## WHAT TO DO
Scan the material below for lines with the word "chart" and report how many there are, with nothing added.

## GIVEN DATA
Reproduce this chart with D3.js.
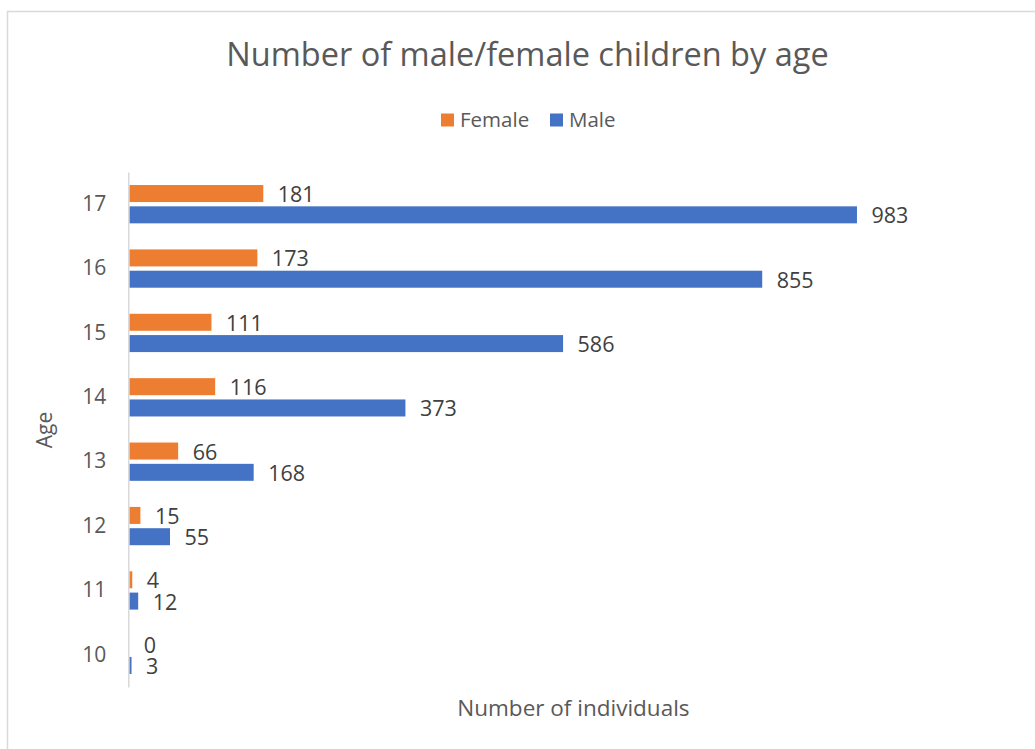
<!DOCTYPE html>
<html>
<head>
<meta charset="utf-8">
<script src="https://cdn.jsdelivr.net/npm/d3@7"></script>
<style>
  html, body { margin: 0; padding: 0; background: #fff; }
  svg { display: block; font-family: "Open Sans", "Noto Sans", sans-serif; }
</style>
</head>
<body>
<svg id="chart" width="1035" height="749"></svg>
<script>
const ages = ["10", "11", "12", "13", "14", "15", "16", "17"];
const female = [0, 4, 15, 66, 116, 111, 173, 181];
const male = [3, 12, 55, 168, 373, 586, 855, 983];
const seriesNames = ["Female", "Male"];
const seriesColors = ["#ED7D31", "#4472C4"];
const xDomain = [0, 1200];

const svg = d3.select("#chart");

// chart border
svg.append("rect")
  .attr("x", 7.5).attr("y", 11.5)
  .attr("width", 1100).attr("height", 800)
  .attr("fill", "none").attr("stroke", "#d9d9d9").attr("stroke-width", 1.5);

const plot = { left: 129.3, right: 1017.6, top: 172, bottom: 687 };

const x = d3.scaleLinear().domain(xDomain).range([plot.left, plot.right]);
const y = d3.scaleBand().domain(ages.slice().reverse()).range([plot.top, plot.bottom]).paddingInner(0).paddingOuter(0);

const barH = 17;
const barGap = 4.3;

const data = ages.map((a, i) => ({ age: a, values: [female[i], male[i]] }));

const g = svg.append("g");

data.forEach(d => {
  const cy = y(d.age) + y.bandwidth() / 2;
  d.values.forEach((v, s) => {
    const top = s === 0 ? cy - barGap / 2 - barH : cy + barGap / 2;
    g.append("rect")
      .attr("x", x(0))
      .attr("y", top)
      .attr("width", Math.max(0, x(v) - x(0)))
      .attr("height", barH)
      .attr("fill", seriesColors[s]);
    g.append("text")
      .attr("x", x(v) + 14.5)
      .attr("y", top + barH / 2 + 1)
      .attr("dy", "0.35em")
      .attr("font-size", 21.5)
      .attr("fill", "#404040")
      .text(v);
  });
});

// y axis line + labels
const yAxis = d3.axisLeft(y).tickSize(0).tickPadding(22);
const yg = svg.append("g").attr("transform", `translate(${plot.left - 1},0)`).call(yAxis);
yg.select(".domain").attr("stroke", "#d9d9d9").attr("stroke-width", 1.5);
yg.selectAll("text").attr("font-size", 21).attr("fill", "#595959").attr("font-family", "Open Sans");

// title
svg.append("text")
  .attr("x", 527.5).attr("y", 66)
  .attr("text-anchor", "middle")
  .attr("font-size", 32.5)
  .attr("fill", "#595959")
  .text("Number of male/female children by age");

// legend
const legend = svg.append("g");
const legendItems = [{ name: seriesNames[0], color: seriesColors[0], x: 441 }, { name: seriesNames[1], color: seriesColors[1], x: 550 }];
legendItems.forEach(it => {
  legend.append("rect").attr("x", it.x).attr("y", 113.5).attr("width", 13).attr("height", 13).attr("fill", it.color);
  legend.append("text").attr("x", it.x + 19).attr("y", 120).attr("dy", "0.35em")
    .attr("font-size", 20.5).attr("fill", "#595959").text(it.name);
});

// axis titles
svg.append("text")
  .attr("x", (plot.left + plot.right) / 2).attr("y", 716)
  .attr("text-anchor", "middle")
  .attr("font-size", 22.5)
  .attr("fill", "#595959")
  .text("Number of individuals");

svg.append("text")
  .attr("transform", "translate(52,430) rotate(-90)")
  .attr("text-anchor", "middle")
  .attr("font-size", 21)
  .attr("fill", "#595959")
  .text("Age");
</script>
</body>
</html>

## IN RESPONSE
4